Is he running? Yes. He announced May 4.
Who wants him to run? Grassroots conservatives, who have boosted him up near the top of polls, even as Republican insiders cringe. Carson has an incredibly appealing personal story—a voyage from poverty to pathbreaking neurosurgery—and none of the taint of politics.
Can he win the nomination? History weighs heavily against Carson: Not since Dwight Eisenhower has either party nominated anyone without prior elected experience for the presidency. Nonetheless, Carson has quietly shown impressive staying power and is running second or third in national polls.

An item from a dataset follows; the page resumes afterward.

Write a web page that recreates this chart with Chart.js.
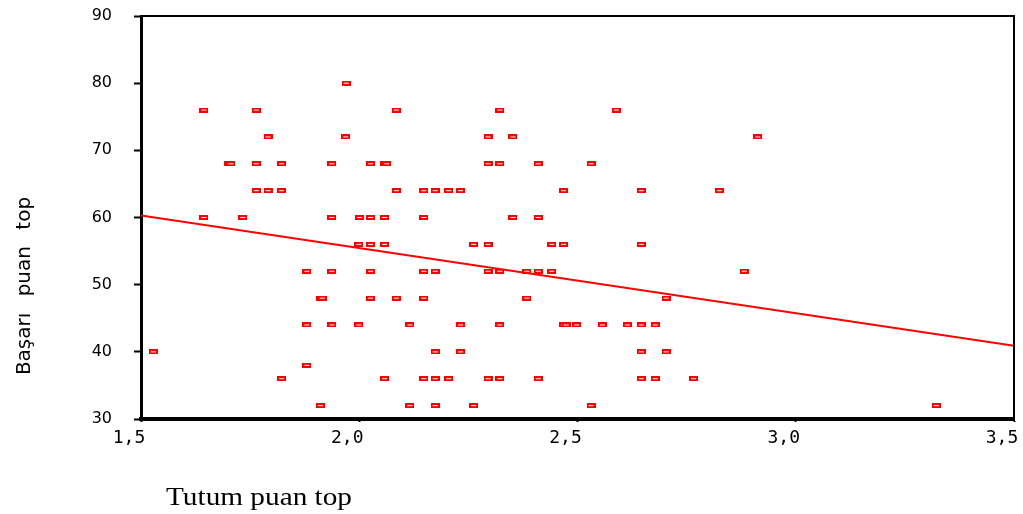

One challenge is that his politics are eclectic unto near incoherence, and he has a tendency to do things like compare ISIS to the Founding Fathers.
Does his website have a good 404 page? No.

Who is she? Fiorina rose through the ranks to become CEO of Hewlett-Packard from 1999 to 2005, before being ousted in an acrimonious struggle. She advised John McCain’s 2008 presidential campaign and unsuccessfully challenged Senator Barbara Boxer of California in 2010.
Is she running? Yes, as of a May 4 announcement.
Who wants her to run? It isn’t clear exactly what Fiorina’s constituency is, but she’s a business-friendly candidate with a talent for a sharp turn of phrase or jab.
Can she win the nomination? Fiorina went from also-ran to huge story on the strength of her first two debate performances. Since then, however, her momentum seems to have faded. Her first round as a candidate, against Barbara Boxer for Senate in 2010, didn’t turn out so well, so the question is how well she learned the lessons of the licking and can turn them into a more successful campaign.
What else do we know? Fiorina’s 2010 Senate race produced two of the most entertaining and wacky political ads ever, "Demon Sheep" and the nearly eight-minute epic commonly known as "The Boxer Blimp."
Does her website have a good 404 page? No.

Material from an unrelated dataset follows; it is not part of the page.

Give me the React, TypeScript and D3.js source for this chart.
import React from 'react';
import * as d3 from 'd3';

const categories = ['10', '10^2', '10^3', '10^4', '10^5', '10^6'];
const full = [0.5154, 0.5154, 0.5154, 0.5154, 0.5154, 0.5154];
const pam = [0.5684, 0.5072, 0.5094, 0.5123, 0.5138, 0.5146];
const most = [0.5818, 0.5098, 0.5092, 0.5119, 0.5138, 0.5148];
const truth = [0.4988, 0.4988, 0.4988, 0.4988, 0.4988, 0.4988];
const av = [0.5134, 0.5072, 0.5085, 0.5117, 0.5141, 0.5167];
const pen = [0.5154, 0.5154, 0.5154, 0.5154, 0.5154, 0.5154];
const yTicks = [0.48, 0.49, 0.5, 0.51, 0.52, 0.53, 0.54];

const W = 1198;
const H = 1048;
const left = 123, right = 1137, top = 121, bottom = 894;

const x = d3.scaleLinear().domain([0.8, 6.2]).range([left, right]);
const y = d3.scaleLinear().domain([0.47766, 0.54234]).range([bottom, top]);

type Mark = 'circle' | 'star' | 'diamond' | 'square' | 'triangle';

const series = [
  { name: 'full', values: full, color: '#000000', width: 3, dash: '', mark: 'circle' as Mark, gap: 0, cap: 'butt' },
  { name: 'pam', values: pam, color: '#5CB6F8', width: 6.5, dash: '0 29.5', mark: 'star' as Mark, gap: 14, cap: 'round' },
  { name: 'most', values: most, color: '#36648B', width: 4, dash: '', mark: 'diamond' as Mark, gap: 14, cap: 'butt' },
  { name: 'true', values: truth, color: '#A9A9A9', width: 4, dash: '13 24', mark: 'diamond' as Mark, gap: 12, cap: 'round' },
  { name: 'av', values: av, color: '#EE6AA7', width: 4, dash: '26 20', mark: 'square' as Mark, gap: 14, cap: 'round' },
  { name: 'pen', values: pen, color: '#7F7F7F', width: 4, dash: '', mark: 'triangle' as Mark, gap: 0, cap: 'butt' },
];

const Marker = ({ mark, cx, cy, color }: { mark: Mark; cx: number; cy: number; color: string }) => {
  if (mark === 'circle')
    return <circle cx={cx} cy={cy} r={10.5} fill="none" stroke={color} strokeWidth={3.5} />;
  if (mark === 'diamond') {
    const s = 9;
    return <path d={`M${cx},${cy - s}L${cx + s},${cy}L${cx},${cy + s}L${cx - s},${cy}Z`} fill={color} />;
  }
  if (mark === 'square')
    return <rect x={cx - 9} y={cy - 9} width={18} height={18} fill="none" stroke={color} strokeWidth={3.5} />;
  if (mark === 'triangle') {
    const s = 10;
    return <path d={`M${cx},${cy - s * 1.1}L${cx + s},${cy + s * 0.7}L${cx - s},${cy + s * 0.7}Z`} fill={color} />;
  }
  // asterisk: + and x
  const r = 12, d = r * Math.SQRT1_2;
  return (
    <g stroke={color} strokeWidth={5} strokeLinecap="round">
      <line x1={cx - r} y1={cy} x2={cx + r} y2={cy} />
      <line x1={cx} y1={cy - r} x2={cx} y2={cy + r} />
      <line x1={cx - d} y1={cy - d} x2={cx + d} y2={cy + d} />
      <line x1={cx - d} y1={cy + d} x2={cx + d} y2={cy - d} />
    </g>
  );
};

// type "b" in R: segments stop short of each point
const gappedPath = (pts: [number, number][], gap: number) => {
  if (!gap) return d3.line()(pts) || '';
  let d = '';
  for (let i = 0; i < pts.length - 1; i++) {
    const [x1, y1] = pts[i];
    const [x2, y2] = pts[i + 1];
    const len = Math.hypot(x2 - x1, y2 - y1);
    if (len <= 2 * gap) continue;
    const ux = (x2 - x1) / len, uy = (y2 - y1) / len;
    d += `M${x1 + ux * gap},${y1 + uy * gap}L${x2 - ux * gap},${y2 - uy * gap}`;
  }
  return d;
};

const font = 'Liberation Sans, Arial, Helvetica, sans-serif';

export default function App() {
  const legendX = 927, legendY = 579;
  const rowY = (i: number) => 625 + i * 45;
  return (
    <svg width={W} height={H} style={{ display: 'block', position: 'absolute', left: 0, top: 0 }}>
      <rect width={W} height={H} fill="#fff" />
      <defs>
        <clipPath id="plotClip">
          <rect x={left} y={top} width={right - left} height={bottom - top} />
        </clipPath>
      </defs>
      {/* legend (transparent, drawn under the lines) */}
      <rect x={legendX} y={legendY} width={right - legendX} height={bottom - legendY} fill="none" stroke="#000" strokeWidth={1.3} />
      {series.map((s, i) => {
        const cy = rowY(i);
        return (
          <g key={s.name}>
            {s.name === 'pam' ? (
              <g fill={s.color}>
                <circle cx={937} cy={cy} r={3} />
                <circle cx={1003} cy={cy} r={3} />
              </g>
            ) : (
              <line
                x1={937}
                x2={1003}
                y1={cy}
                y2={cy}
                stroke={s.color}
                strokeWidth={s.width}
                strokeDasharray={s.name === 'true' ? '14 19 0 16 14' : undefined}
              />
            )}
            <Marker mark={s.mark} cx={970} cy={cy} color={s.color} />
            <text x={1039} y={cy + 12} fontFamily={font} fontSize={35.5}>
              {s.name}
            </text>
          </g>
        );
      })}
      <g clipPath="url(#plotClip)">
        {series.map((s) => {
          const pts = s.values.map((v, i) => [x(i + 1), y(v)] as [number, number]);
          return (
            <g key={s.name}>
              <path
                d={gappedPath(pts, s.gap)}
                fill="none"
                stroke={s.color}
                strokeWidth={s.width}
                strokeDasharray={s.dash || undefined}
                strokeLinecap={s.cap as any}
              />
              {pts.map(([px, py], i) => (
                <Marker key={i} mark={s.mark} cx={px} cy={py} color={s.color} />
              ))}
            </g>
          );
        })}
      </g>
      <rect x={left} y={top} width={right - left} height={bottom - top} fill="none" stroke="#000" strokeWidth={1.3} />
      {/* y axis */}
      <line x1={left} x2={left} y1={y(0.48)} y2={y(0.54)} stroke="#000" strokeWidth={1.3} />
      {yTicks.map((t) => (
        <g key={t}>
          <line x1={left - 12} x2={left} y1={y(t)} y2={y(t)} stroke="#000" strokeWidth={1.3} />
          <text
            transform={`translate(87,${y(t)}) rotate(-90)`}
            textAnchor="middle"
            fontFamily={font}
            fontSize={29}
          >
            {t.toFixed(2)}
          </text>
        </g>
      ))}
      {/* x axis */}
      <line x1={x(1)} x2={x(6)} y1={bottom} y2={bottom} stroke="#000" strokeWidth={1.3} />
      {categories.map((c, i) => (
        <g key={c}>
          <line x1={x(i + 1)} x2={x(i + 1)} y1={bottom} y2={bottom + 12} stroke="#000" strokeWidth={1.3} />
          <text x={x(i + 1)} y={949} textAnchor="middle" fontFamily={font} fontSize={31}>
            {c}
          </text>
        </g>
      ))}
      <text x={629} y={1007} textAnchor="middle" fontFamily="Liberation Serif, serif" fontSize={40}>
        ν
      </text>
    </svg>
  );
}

Who is he? A second-generation Cuban-American and former speaker of the Florida House, Rubio was catapulted to national fame in the 2010 Senate election, after he unexpectedly upset Governor Charlie Crist to win the GOP nomination.
Is he running? Yes—he announced on April 13.
Who wants him to run? Rubio enjoys establishment support, and has sought to position himself as the candidate of an interventionist foreign policy.
Could he win the nomination? Rubio finally seemed ready to deliver on his potential starting in November or so, when breakout debate performances pushed him into the spotlight. As Jeb Bush falters, Rubio has cleaned up with major GOP donors. Many analysts have dubbed him the favorite for the nod, but he still has to figure out a way to get back Donald Trump and—in what looks tougher every day—Ted Cruz.
Does his website have a good 404 page? It’s decent.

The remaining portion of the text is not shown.